What is being asked: Leave out the pictures and set down exactly the lines from the start of the listing through the one with "(semi7) at (1498,-238)", both included.
═══ Dataset excerpts
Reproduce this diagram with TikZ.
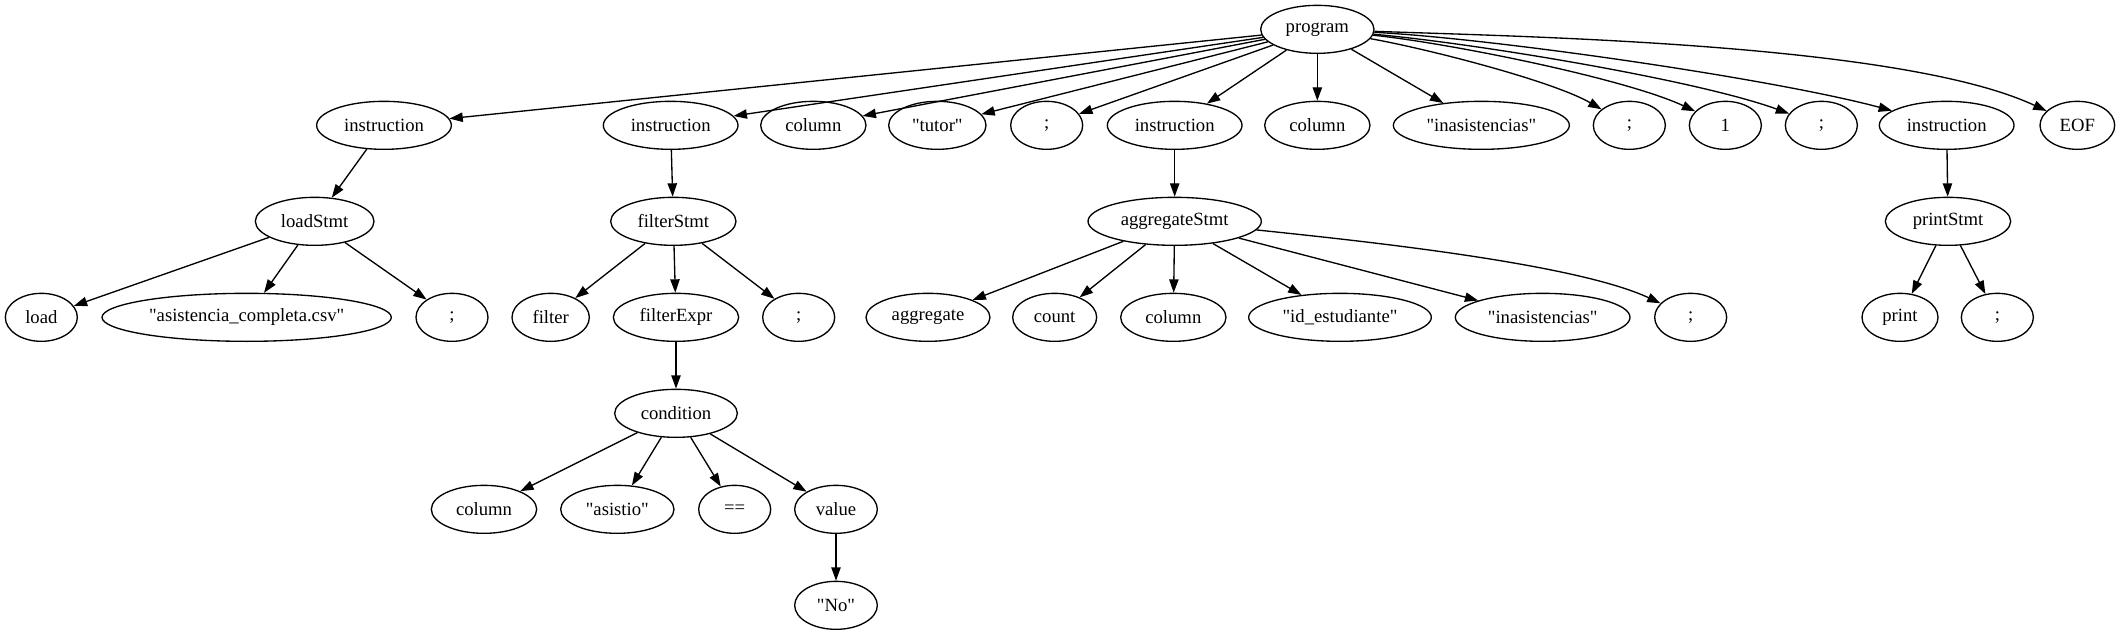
\documentclass[tikz,border=0pt]{standalone}
\usepackage{fontspec}
\newfontfamily\gvfont{Liberation Serif}
\usetikzlibrary{shapes.geometric,arrows.meta}

\tikzset{
  tok/.style={
    draw,
    ellipse,
    line width=1pt,
    inner sep=0pt,
    minimum height=36pt,
    minimum width=#1,
    font=\gvfont\fontsize{14}{16}\selectfont
  },
  tok/.default=54pt,
  arr/.style={line width=1pt, -{Triangle[length=10pt,width=7pt]}}
}

\begin{document}
\begin{tikzpicture}[x=1pt,y=1pt]
  \useasboundingbox (0,0) rectangle (1590,-476);

  % root
  \node[tok=85pt] (program) at (988,-22) {program};

  % rank 1
  \node[tok=101pt] (ins1) at (288,-94) {instruction};
  \node[tok=101pt] (ins2) at (503,-94) {instruction};
  \node[tok=79pt] (col1) at (610,-94) {column};
  \node[tok=73pt] (tutor) at (703,-94) {"tutor"};
  \node[tok] (semi1) at (785,-94) {;};
  \node[tok=101pt] (ins3) at (881,-94) {instruction};
  \node[tok=79pt] (col2) at (988,-94) {column};
  \node[tok=132pt] (inas1) at (1111,-94) {"inasistencias"};
  \node[tok] (semi2) at (1222,-94) {;};
  \node[tok] (one) at (1294,-94) {1};
  \node[tok] (semi3) at (1366,-94) {;};
  \node[tok=101pt] (ins4) at (1460,-94) {instruction};
  \node[tok=56pt] (eof) at (1558,-94) {EOF};

  % rank 2
  \node[tok=89pt] (loadStmt) at (236,-166) {loadStmt};
  \node[tok=94pt] (filterStmt) at (505,-166) {filterStmt};
  \node[tok=130pt] (aggStmt) at (881,-166) {aggregateStmt};
  \node[tok=94pt] (printStmt) at (1461,-166) {printStmt};

  % rank 3
  \node[tok] (load) at (31,-238) {load};
  \node[tok=217pt] (csv) at (185,-238) {"asistencia\_completa.csv"};
  \node[tok] (semi4) at (339,-238) {;};
  \node[tok=58pt] (filter) at (413,-238) {filter};
  \node[tok=94pt] (filterExpr) at (507,-238) {filterExpr};
  \node[tok] (semi5) at (599,-238) {;};
  \node[tok=93pt] (aggregate) at (696,-238) {aggregate};
  \node[tok=63pt] (count) at (791,-238) {count};
  \node[tok=79pt] (col3) at (880,-238) {column};
  \node[tok=137pt] (idEst) at (1005,-238) {"id\_estudiante"};
  \node[tok=131pt] (inas2) at (1157,-238) {"inasistencias"};
  \node[tok] (semi6) at (1268,-238) {;};
  \node[tok=57pt] (print) at (1425,-238) {print};
  \node[tok] (semi7) at (1498,-238) {;};

  % rank 4 to 6
  \node[tok=92pt] (condition) at (507,-310) {condition};
  \node[tok=79pt] (col4) at (363,-382) {column};
  \node[tok=85pt] (asistio) at (463,-382) {"asistio"};
  \node[tok] (eq) at (551,-382) {==};
  \node[tok=62pt] (value) at (627,-382) {value};
  \node[tok=62pt] (no) at (627,-454) {"No"};

  % edges from program
  \foreach \n in {ins1,ins2,col1,tutor,semi1,ins3,col2,inas1}
    \draw[arr] (program) -- (\n);
  \draw[arr] (program) to[out=-10,in=150,looseness=0.6] (semi2);
  \draw[arr] (program) to[out=-6,in=155,looseness=0.6] (one);
  \draw[arr] (program) to[out=-5,in=160,looseness=0.6] (semi3);
  \draw[arr] (program) to[out=-3,in=165,looseness=0.6] (ins4);
  \draw[arr] (program) to[out=-2,in=155,looseness=0.6] (eof);

  % statements
  \draw[arr] (ins1) -- (loadStmt);
  \draw[arr] (ins2) -- (filterStmt);
  \draw[arr] (ins3) -- (aggStmt);
  \draw[arr] (ins4) -- (printStmt);

  \foreach \n in {load,csv,semi4}
    \draw[arr] (loadStmt) -- (\n);
  \foreach \n in {filter,filterExpr,semi5}
    \draw[arr] (filterStmt) -- (\n);
  \foreach \n in {aggregate,count,col3,idEst,inas2}
    \draw[arr] (aggStmt) -- (\n);
  \draw[arr] (aggStmt) to[out=-6,in=155,looseness=0.6] (semi6);
  \foreach \n in {print,semi7}
    \draw[arr] (printStmt) -- (\n);

  % condition subtree
  \draw[arr] (filterExpr) -- (condition);
  \foreach \n in {col4,asistio,eq,value}
    \draw[arr] (condition) -- (\n);
  \draw[arr] (value) -- (no);
\end{tikzpicture}
\end{document}
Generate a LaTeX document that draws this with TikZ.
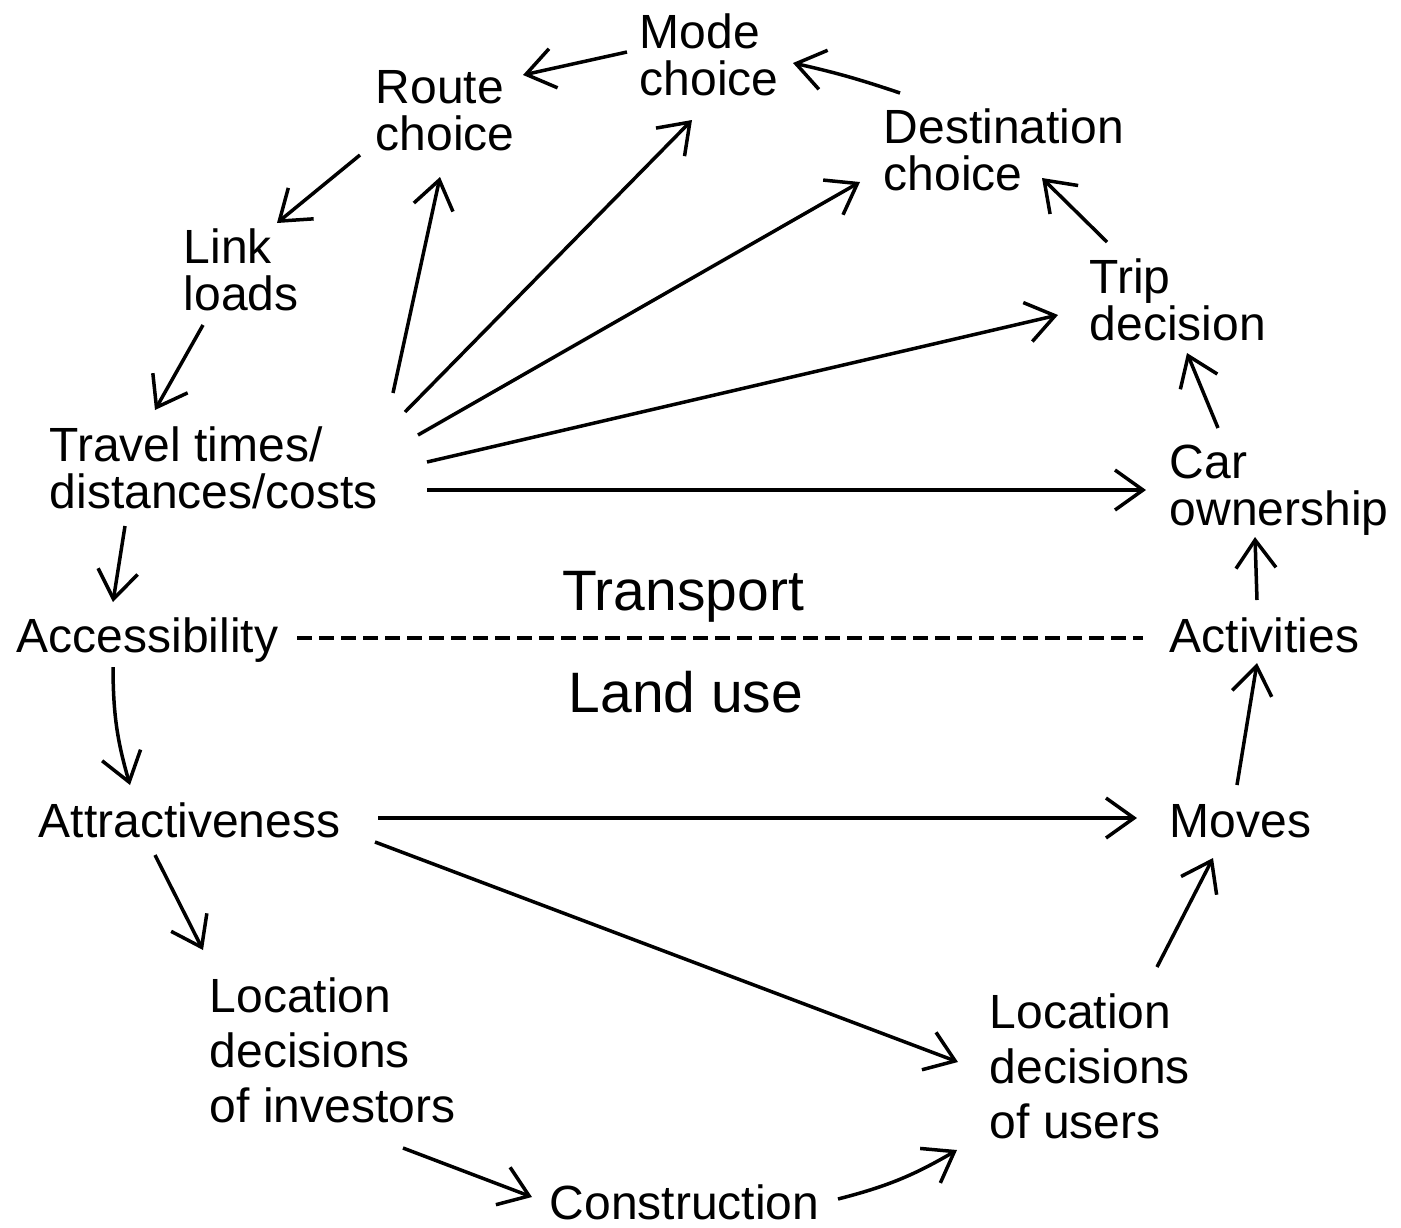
\documentclass[tikz,border=0pt]{standalone}
\usepackage{fontspec}
\setmainfont{Liberation Sans}
\usetikzlibrary{arrows.meta, positioning}
\tikzstyle{diagram}=[x=1pt, y=-1pt, line width=3.5pt, >={Straight Barb[length=28pt,width=40pt]}]
\tikzstyle{box}=[inner sep=0pt, anchor=base west, align=left, font={\fontsize{48}{47}\selectfont}]
\tikzstyle{tallbox}=[box, font={\fontsize{48}{55}\selectfont}]
\tikzstyle{side}=[inner sep=0pt, anchor=base, font={\fontsize{57}{60}\selectfont}]

\begin{document}
\begin{tikzpicture}[diagram]
  \useasboundingbox (0,0) rectangle (1401,1227);
  \node[box] (mode)   at (638,95)   {Mode\\choice};
  \node[box] (route)  at (374,150)  {Route\\choice};
  \node[box] (dest)   at (882,190)  {Destination\\choice};
  \node[box] (link)   at (182,310)  {Link\\loads};
  \node[box] (trip)   at (1088,340) {Trip\\decision};
  \node[box] (travel) at (48,508)   {Travel times/\\distances/costs};
  \node[box] (car)    at (1168,525) {Car\\ownership};
  \node[box] (access) at (15,652)   {Accessibility};
  \node[box] (activ)  at (1168,652) {Activities};
  \node[box] (attr)   at (37,837)   {Attractiveness};
  \node[box] (moves)  at (1168,837) {Moves};
  \node[tallbox] (locinv) at (208,1122) {Location\\decisions\\of investors};
  \node[tallbox] (locuse) at (988,1138) {Location\\decisions\\of users};
  \node[box] (constr) at (548,1219) {Construction};
  \node[side] (transport) at (683,610) {Transport};
  \node[side] (landuse)   at (686,712) {Land use};
  % transport side
  \path[->] ([shift={(-11,-43)}]mode.base west)   edge ([shift={(149,-75)}]route.base west);
  \path[->] ([shift={(18,-97)}]dest.base west)    edge[bend right=3] ([shift={(155,-32)}]mode.base west);
  \path[->] ([shift={(-14,5)}]route.base west)    edge ([shift={(95,-87)}]link.base west);
  \path[->] ([shift={(21,15)}]link.base west)     edge ([shift={(107,-98)}]travel.base west);
  \path[->] ([shift={(345,-115)}]travel.base west) edge ([shift={(66,27)}]route.base west);
  \path[->] ([shift={(357,-96)}]travel.base west) edge ([shift={(54,25)}]mode.base west);
  \path[->] ([shift={(370,-73)}]travel.base west) edge ([shift={(-22,-8)}]dest.base west);
  \path[->] ([shift={(379,-46)}]travel.base west) edge ([shift={(-30,-25)}]trip.base west);
  \path[->] ([shift={(379,-18)}]travel.base west) edge ([shift={(-22,-35)}]car.base west);
  \path[->] ([shift={(19,-98)}]trip.base west)    edge ([shift={(160,-12)}]dest.base west);
  \path[->] ([shift={(50,-97)}]car.base west)     edge ([shift={(99,13)}]trip.base west);
  \path[->] ([shift={(89,-52)}]activ.base west)   edge ([shift={(87,12)}]car.base west);
  \path[->] ([shift={(77,18)}]travel.base west)   edge ([shift={(98,-50)}]access.base west);
  % boundary
  \draw[line width=4pt, dash pattern=on 15pt off 7pt] ([shift={(282,-14)}]access.base west) -- ([shift={(-25,-14)}]activ.base west);
  % land use side
  \path[->] ([shift={(98,15)}]access.base west)   edge[bend right=8] ([shift={(93,-52)}]attr.base west);
  \path[->] ([shift={(341,-19)}]attr.base west)   edge ([shift={(-31,-19)}]moves.base west);
  \path[->] ([shift={(338,5)}]attr.base west)     edge ([shift={(-30,-76)}]locuse.base west);
  \path[->] ([shift={(118,18)}]attr.base west)    edge ([shift={(-5,-172)}]locinv.base west);
  \path[->] ([shift={(195,26)}]locinv.base west)  edge ([shift={(-16,-22)}]constr.base west);
  \path[->] ([shift={(290,-20)}]constr.base west) edge[bend right=8] ([shift={(-31,12)}]locuse.base west);
  \path[->] ([shift={(169,-171)}]locuse.base west) edge ([shift={(45,21)}]moves.base west);
  \path[->] ([shift={(69,-52)}]moves.base west)   edge ([shift={(89,11)}]activ.base west);
\end{tikzpicture}
\end{document}
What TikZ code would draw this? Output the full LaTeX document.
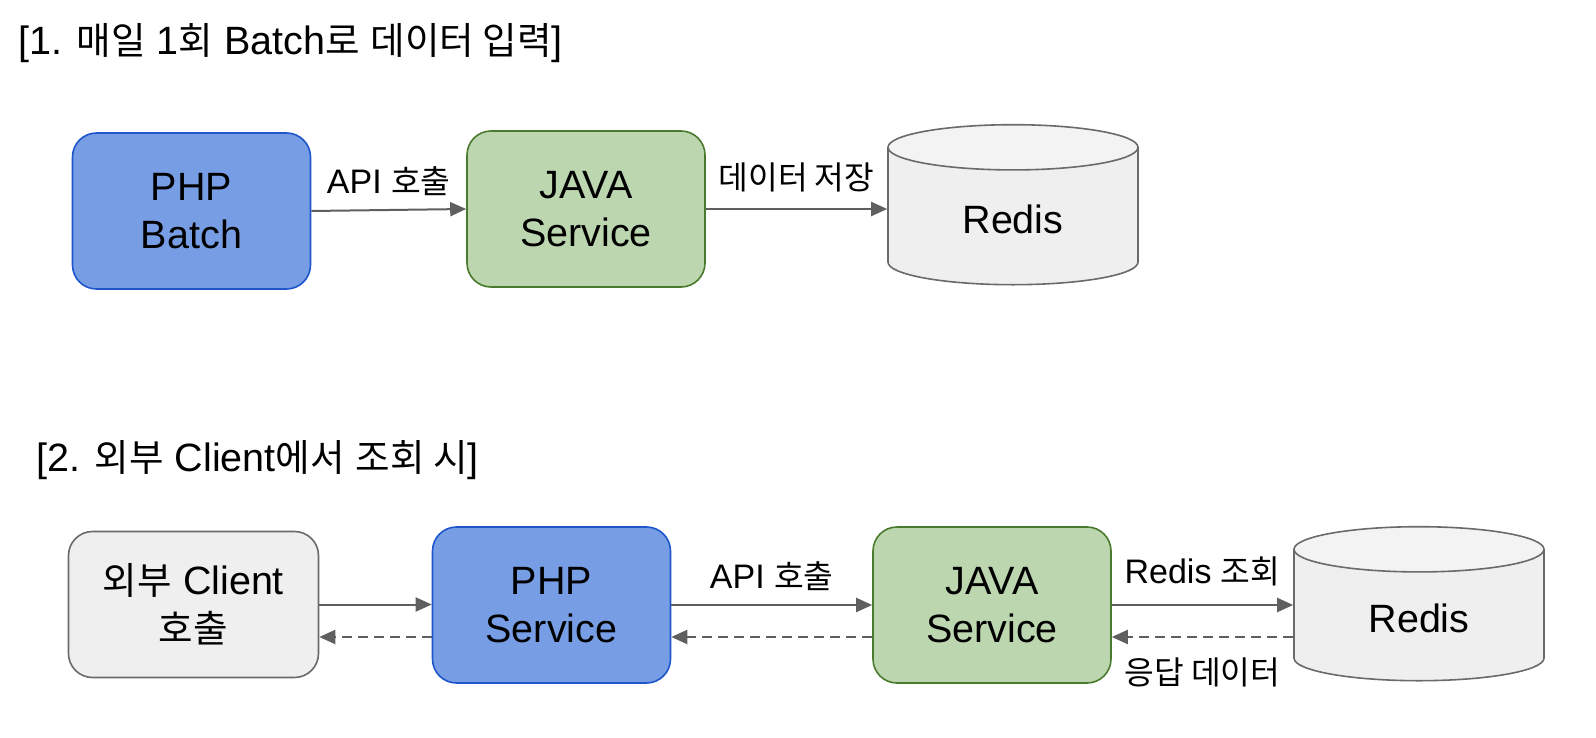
══════
The response:
Reproduce this diagram with TikZ.
\documentclass[tikz,border=0pt]{standalone}
\usepackage{fontspec}
\newfontfamily\gvfont{Liberation Serif}
\usetikzlibrary{shapes.geometric,arrows.meta}

\tikzset{
  tok/.style={
    draw,
    ellipse,
    line width=1pt,
    inner sep=0pt,
    minimum height=36pt,
    minimum width=#1,
    font=\gvfont\fontsize{14}{16}\selectfont
  },
  tok/.default=54pt,
  arr/.style={line width=1pt, -{Triangle[length=10pt,width=7pt]}}
}

\begin{document}
\begin{tikzpicture}[x=1pt,y=1pt]
  \useasboundingbox (0,0) rectangle (1590,-476);

  % root
  \node[tok=85pt] (program) at (988,-22) {program};

  % rank 1
  \node[tok=101pt] (ins1) at (288,-94) {instruction};
  \node[tok=101pt] (ins2) at (503,-94) {instruction};
  \node[tok=79pt] (col1) at (610,-94) {column};
  \node[tok=73pt] (tutor) at (703,-94) {"tutor"};
  \node[tok] (semi1) at (785,-94) {;};
  \node[tok=101pt] (ins3) at (881,-94) {instruction};
  \node[tok=79pt] (col2) at (988,-94) {column};
  \node[tok=132pt] (inas1) at (1111,-94) {"inasistencias"};
  \node[tok] (semi2) at (1222,-94) {;};
  \node[tok] (one) at (1294,-94) {1};
  \node[tok] (semi3) at (1366,-94) {;};
  \node[tok=101pt] (ins4) at (1460,-94) {instruction};
  \node[tok=56pt] (eof) at (1558,-94) {EOF};

  % rank 2
  \node[tok=89pt] (loadStmt) at (236,-166) {loadStmt};
  \node[tok=94pt] (filterStmt) at (505,-166) {filterStmt};
  \node[tok=130pt] (aggStmt) at (881,-166) {aggregateStmt};
  \node[tok=94pt] (printStmt) at (1461,-166) {printStmt};

  % rank 3
  \node[tok] (load) at (31,-238) {load};
  \node[tok=217pt] (csv) at (185,-238) {"asistencia\_completa.csv"};
  \node[tok] (semi4) at (339,-238) {;};
  \node[tok=58pt] (filter) at (413,-238) {filter};
  \node[tok=94pt] (filterExpr) at (507,-238) {filterExpr};
  \node[tok] (semi5) at (599,-238) {;};
  \node[tok=93pt] (aggregate) at (696,-238) {aggregate};
  \node[tok=63pt] (count) at (791,-238) {count};
  \node[tok=79pt] (col3) at (880,-238) {column};
  \node[tok=137pt] (idEst) at (1005,-238) {"id\_estudiante"};
  \node[tok=131pt] (inas2) at (1157,-238) {"inasistencias"};
  \node[tok] (semi6) at (1268,-238) {;};
  \node[tok=57pt] (print) at (1425,-238) {print};
  \node[tok] (semi7) at (1498,-238) {;};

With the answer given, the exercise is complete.